Email Overload

Email is the most broadly used business communication tool, used for the exchange of increasingly voluminous and critical business information. First, the exponential growth of email volume has resulted in the administration costs of ever growing disk storage and network bandwidth requirements. Research firm IDC estimates corporate email volumes increased 29% annually, from 9.7 billion per day in 2000 to 16.2 billion in 2002 and 20.9 billion daily messages in 2003. That's 7.6 trillion emails this year. However, the total volume of messaging, measured in gigabytes, has increased tenfold! Second, the information contained in emails has become increasingly vital to business operations. Email is certainly the most ubiquitous corporate communications channel. However, the dilemma for senior IT executives is to efficiently manage the storage and delivery of massive amounts of email traffic without hindering the productivity of business professionals to flexibly send, receive, and access such information.

Most users are oblivious to the email overload issue. They use email as a filing system for important documents and rely on IT to maintain these ever-growing repositories. Many enterprises are forced to confront the email overload issue only when the size of the user's mail boxes are so bloated that they impact the performance and physical storage of the email system. To combat this problem, many enterprises have attempted to add more resources to the mail system, which is the standard response to the burden of email growth. Simply adding more resources can be expensive, not just in terms of hardware, software, and storage, but also in terms of increase administrative requirements. And the primary growth issue has still not been addressed. To address the issue of ever-increasing email files, IT managers will often use one or more methods, such as implementing email policies with quotas or email size limits, instituting mail archiving, or use of compression tools. Each of these methods might provide some relief, but often at the expense of end-user productivity. This tactic also forces users to copy their email onto their local desktop thus removing them from central backups and deletion. This could present a huge legal liability for enterprises in today's compliance and regulatory environment.

The solution for IT is first to define not only an email retention policy for the enterprise. Retention policy should also include when the email should be deleted based on business requirements. Second, find a solution that consolidates the duplicate messages within the email to find immediate relief to the email servers. Third, to provide an active email archive solution that has minimal user impact, with substantial email storage reduction and yet is flexible enough to conform to enterprises' email retention and deletion policy.

Exivity's Atomic "single instance" store solution solves the duplicated email associated with email overload. The primary cause of large mail files is attachments. Attachments typically comprise over 80% of total email storage. Large files being transmitted as email attachments consumed tremendous bandwidth and storage resources. The average attachment size has increased by over 50% in the past three years, due to the ease of creating very large presentations, graphics, video and audio files. Despite best efforts of IT to facilitate the distribution of such content through other methods, such as document repositories and other collaboration tools, end users continue to find email to be the easiest, most reliable delivery, and storage, mechanism.

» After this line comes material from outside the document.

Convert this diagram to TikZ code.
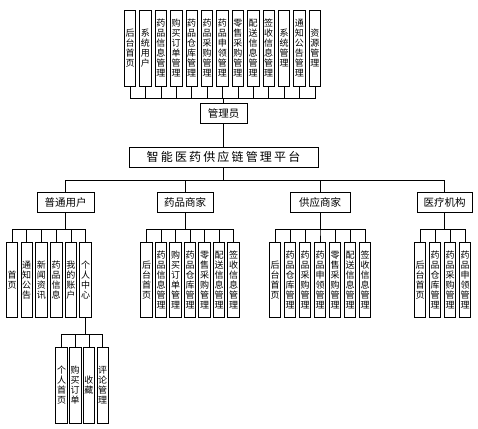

This is where attachment management comes in. By finding a way to intelligently address the root of the problem - attachment proliferation and storage - IT can finally begin to control the situation. Simply by stripping attachments from all messages stored in end-user mail files, IT can achieve rapid reductions in overall email storage.

Exivity's AtomicEMT ROI analysis tool, when run against a Domino mail server, will measure the potential savings both in terms of reduction of individual mail files, as well as net savings to be achieved using Exivity's many-to-one attachment consolidation method. As AtomicEMT moves through one mail file after another, and is able to consolidate 5, 10, 20, even hundreds of copies of common files stored in multiple mail files to a "single instance" mail store databases, the attachments in the Domino mail servers are replaced with a simple Notes doc_link. Immediate storage savings and mail server relief are achieved as a result almost immediately. Typical results shows individual mail files being reduced by 60 to 80 percent after just the first run, and overall net mail storage savings by 35 to 50 percent. In addition, the email deletion policy will be that much easier to enforce in the "single instance" mail store databases.